The effective date in this case for the existence or nonexistence of the four elements necessary to create an easement by implication was October 25, 1943, the date of the conveyance to the plaintiffs. Wheeler v. Taylor, 114 Vt. 33, 37, 39 A.2d 190; Reed v. Webster, 95 Vt. 239, 244, 113 A. 814; McElroy v. McLeay, 71 Vt. 396, 404, 45 A. 898; 28 C.J.S., Easements, § 35; 17 Am.Jur.Easments, § 43.

The first exception briefed by the defendants was to the admission of testimony of Eli Chevalier, one of the plaintiffs, that he would permit the defendants to lay tile across his land that lay northerly of the Franklin House so that sewage could be disposed of on land owned by the defendants. This land of the defendants was not a part of the Franklin House property on October 25, 1943, and the offer of the plaintiff, Eli Chevalier, could have no bearing on any question involved in this case. This exception is sustained.

The next exception briefed by the defendants was to the refusal of the Chancellor to find that the sewer system that existed at the time of the sale of the 25 acre piece was an obvious benefit to the hotel property and a burden to the 25 acre piece, as requested in No. 2 of Defendants' Requests. The uncontradicted evidence was that the sewer system as it existed on October 23, 1943, was the only system in existence for the disposal of the sewage from the hotel property and that the overflow from the two cesspools emptied into the brook or ditch on the 25 acre piece. Upon this evidence this request should have been complied with. This exception is sustained.

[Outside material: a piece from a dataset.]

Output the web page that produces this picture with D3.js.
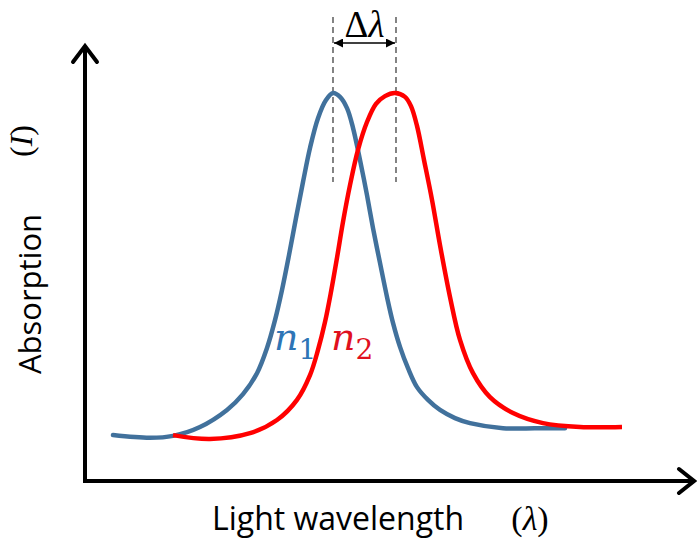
<!DOCTYPE html>
<html>
<head>
<meta charset="utf-8">
<script src="https://cdn.jsdelivr.net/npm/d3@7"></script>
<style>
  html, body { margin: 0; padding: 0; background: #fff; }
  svg { display: block; }
</style>
</head>
<body>
<svg id="chart" width="697" height="542"></svg>
<script>
// Absorption spectra of two media (n1, n2): relative wavelength vs. absorption (%)
const wavelengthN1 = [28, 65, 88, 115, 142, 158, 172, 182, 190, 197, 204, 211, 218, 225, 233, 241, 248,
  255, 262, 268, 275, 282, 288, 295, 302, 308, 315, 323, 332, 343, 355, 370, 385, 418, 462, 480];
const absorptionN1 = [11.6, 10.9, 11.4, 13.7, 18.1, 22.2, 27.6, 34.1, 41.3, 49.1, 58.1, 67.7, 77.0, 85.8, 93.5, 98.2, 100,
  99.0, 96.1, 91.0, 82.7, 73.6, 65.1, 56.1, 47.3, 40.6, 34.4, 28.9, 24.0, 20.7, 18.1, 16.0, 14.7, 13.4, 13.4, 13.4];

const wavelengthN2 = [88, 125, 165, 192, 212, 225, 233, 240, 246, 252, 258, 265, 273, 282, 291, 300, 310,
  320, 326, 332, 339, 347, 355, 365, 375, 388, 405, 428, 458, 495, 537];
const absorptionN2 = [11.6, 10.6, 12.1, 15.5, 20.7, 27.1, 33.6, 40.8, 48.6, 57.4, 66.7, 76.2, 85.3, 92.5, 97.2, 99.2, 100,
  99.0, 96.6, 91.5, 82.7, 72.4, 60.7, 47.3, 36.2, 27.6, 21.4, 17.3, 14.7, 13.7, 13.7];

const peakN1 = 248;
const peakN2 = 311;

const svg = d3.select("#chart");

const x = d3.scaleLinear().domain([0, 600]).range([85, 685]);
const y = d3.scaleLinear().domain([0, 100]).range([480, 93]);

const seriesN1 = wavelengthN1.map((w, i) => ({ w, a: absorptionN1[i] }));
const seriesN2 = wavelengthN2.map((w, i) => ({ w, a: absorptionN2[i] }));

const line = d3.line()
  .x(d => x(d.w))
  .y(d => y(d.a))
  .curve(d3.curveCatmullRom.alpha(0.5));

// axes with open arrowheads
const axes = svg.append("g")
  .attr("fill", "none")
  .attr("stroke", "#000")
  .attr("stroke-width", 4)
  .attr("stroke-linecap", "butt")
  .attr("stroke-linejoin", "miter");

axes.append("path").attr("d", "M85,482 L85,46");
axes.append("path").attr("d", "M83,481 L693,481");
axes.append("path")
  .attr("stroke-linecap", "round")
  .attr("d", "M73,62 L85,46 L97,62");
axes.append("path")
  .attr("stroke-linecap", "round")
  .attr("d", "M679,469 L694,481 L679,493");

// peak markers
const dashG = svg.append("g")
  .attr("stroke", "#333")
  .attr("stroke-width", 1.2)
  .attr("stroke-dasharray", "6,4");
[peakN1, peakN2].forEach(p => {
  dashG.append("line")
    .attr("x1", x(p)).attr("x2", x(p))
    .attr("y1", 17).attr("y2", 182);
});

// curves
svg.append("path")
  .datum(seriesN1)
  .attr("fill", "none")
  .attr("stroke", "#41719c")
  .attr("stroke-width", 4.5)
  .attr("stroke-linecap", "round")
  .attr("d", line);

svg.append("path")
  .datum(seriesN2)
  .attr("fill", "none")
  .attr("stroke", "#ff0000")
  .attr("stroke-width", 4.5)
  .attr("stroke-linecap", "butt")
  .attr("d", line);

// double arrow for peak shift
const defs = svg.append("defs");
defs.append("marker")
  .attr("id", "ah")
  .attr("viewBox", "0 0 10 10")
  .attr("refX", 10).attr("refY", 5)
  .attr("markerWidth", 9).attr("markerHeight", 9)
  .attr("markerUnits", "userSpaceOnUse")
  .attr("orient", "auto-start-reverse")
  .append("path")
  .attr("d", "M0,0 L10,5 L0,10 Z")
  .attr("fill", "#000");

svg.append("line")
  .attr("x1", x(peakN1) + 1).attr("x2", x(peakN2) - 1)
  .attr("y1", 43).attr("y2", 43)
  .attr("stroke", "#000")
  .attr("stroke-width", 1.6)
  .attr("marker-start", "url(#ah)")
  .attr("marker-end", "url(#ah)");

const dl = svg.append("text")
  .attr("x", (x(peakN1) + x(peakN2)) / 2)
  .attr("y", 37)
  .attr("text-anchor", "middle")
  .attr("font-family", "'Liberation Serif', serif")
  .attr("font-size", 37)
  .attr("fill", "#000");
dl.append("tspan").text("Δ");
dl.append("tspan").attr("font-style", "italic").text("λ");

// series labels
function seriesLabel(xPos, color, idx) {
  const t = svg.append("text")
    .attr("x", xPos)
    .attr("y", 350)
    .attr("font-family", "'DejaVu Serif', serif")
    .attr("fill", color);
  t.append("tspan").attr("font-style", "italic").attr("font-size", 38).text("n");
  t.append("tspan").attr("font-size", 28).attr("dy", 9).text(idx);
}
seriesLabel(274, "#2e75b6", "1");
seriesLabel(331, "#e0101e", "2");

// axis titles
svg.append("text")
  .attr("transform", "translate(41,294) rotate(-90)")
  .attr("text-anchor", "middle")
  .attr("font-family", "'Open Sans', sans-serif")
  .attr("font-size", 31)
  .attr("fill", "#000")
  .text("Absorption");

svg.append("text")
  .attr("transform", "translate(32,141) rotate(-90)")
  .attr("text-anchor", "middle")
  .attr("font-family", "'Liberation Serif', serif")
  .attr("font-size", 32)
  .attr("fill", "#000")
  .html("(<tspan font-style='italic'>I</tspan>)");

svg.append("text")
  .attr("x", 212)
  .attr("y", 530)
  .attr("font-family", "'Open Sans', sans-serif")
  .attr("font-size", 32)
  .attr("fill", "#000")
  .text("Light wavelength");

svg.append("text")
  .attr("x", 530)
  .attr("y", 530)
  .attr("text-anchor", "middle")
  .attr("font-family", "'Liberation Serif', serif")
  .attr("font-size", 34)
  .attr("fill", "#000")
  .html("(<tspan font-style='italic'>λ</tspan>)");
</script>
</body>
</html>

The next exception briefed by the defendants was to the refusal of the Chancellor to find that the use of the 25 acre piece for the purpose of receiving the overflow from cesspools was for a long period of time and that this use was intended to be permanent, as requested in No. 3 of Defendants' Requests. In addition to the evidence referred to under the previous exception there was uncontradicted evidence given by the plaintiff, Eli Chevalier, that for thirty years prior to October 25, 1943, the overflow from the cesspools had run into the brook or ditch on the 25 acre piece. Upon this evidence this request should have been complied with. This exception is sustained.

The next exception briefed by the defendants was to the refusal of the Chancellor to find that the cesspools located easterly of the railroad tracks and on the southeasterly corner of the defendants' premises were there during the time when Eli Chevalier owned the premises north of the 25 acre piece which was for a period of approximately thirty years and that Eli Chevalier knew of their presence at the time he purchased the 25 acre piece, as requested in No. 4 of Defendants' Requests. Upon the uncontradicted evidence previously referred to and reasonable inferences therefrom this request should have been complied with. This exception is sustained.